» Job: Scan the data beneath this task and copy each line that includes "diagram".

[Stored dataset items]
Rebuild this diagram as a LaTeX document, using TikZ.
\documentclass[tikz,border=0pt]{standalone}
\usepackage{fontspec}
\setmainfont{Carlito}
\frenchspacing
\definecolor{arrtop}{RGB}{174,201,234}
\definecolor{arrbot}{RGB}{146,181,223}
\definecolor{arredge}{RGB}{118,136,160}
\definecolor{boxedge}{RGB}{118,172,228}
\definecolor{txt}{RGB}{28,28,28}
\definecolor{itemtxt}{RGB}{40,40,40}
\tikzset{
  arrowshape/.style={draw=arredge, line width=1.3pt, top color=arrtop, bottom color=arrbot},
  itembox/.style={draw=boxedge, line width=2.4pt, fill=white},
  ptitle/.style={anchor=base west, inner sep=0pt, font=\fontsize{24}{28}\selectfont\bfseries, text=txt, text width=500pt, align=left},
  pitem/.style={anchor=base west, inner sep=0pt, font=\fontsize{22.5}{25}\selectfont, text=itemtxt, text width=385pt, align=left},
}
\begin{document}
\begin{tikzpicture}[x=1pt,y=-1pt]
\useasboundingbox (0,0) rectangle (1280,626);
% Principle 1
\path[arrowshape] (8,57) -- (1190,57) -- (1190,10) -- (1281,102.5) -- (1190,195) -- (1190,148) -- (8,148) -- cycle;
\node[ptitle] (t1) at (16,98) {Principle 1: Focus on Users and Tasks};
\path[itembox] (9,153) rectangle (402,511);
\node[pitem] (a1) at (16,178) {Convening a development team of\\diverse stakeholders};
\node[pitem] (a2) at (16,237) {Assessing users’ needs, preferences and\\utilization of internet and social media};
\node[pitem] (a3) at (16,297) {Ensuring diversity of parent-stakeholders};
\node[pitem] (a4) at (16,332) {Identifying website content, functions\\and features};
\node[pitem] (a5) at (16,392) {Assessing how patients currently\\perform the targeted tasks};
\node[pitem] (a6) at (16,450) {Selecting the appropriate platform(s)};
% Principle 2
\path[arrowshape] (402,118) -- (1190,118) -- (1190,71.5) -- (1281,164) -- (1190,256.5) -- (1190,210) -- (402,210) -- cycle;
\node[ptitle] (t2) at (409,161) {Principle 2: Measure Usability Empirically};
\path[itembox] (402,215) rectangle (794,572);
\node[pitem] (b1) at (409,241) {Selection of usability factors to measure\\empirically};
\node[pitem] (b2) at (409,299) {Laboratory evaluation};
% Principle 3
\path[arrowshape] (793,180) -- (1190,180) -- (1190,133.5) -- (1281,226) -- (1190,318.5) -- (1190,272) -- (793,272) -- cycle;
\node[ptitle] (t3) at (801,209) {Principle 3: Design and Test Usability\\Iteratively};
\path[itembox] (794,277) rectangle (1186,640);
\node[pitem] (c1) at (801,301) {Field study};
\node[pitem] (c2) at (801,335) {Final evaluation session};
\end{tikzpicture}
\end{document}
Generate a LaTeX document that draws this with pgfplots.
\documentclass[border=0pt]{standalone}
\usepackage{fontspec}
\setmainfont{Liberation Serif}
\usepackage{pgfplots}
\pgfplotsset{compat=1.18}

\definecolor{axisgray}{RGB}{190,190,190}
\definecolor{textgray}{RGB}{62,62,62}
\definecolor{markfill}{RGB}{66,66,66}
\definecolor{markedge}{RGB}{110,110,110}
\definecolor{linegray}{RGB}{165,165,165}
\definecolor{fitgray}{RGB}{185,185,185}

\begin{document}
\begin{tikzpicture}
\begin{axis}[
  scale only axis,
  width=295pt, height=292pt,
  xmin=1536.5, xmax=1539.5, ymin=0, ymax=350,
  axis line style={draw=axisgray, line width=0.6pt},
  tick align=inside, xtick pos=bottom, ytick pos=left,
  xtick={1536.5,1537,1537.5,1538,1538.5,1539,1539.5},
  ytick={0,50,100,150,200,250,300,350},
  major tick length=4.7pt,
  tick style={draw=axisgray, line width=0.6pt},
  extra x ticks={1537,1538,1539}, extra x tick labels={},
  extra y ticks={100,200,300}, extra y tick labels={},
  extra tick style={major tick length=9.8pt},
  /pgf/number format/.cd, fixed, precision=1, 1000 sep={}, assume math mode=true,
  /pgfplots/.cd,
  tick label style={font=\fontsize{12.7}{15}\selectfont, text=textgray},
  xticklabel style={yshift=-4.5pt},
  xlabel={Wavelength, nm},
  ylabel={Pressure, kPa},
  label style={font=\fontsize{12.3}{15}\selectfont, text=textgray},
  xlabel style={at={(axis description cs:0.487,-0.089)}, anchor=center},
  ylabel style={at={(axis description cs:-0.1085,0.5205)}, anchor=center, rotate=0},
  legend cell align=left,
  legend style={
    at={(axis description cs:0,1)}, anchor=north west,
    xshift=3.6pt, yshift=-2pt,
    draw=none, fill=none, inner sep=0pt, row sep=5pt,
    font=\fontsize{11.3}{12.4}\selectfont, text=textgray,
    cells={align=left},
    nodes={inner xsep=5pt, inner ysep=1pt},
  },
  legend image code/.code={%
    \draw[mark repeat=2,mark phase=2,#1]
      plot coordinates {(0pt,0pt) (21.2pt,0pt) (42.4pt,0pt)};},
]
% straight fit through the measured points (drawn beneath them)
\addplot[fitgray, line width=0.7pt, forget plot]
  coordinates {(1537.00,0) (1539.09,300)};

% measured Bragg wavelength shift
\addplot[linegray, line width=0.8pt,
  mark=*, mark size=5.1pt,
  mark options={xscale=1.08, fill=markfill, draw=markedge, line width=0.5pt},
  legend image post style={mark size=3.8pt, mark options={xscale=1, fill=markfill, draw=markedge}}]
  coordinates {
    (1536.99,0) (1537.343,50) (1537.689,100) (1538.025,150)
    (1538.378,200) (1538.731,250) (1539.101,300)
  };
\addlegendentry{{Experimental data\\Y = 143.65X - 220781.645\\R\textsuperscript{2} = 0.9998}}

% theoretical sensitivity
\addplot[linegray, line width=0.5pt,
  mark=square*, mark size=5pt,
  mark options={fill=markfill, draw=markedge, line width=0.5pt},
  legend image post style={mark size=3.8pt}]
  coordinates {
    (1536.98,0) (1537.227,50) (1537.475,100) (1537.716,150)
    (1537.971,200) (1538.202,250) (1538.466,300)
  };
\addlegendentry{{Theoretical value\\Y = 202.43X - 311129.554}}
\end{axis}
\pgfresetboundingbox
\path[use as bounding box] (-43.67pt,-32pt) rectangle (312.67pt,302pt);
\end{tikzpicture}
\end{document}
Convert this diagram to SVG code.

» Response for this exercise:
Rebuild this diagram as a LaTeX document, using TikZ.
Convert this diagram to SVG code.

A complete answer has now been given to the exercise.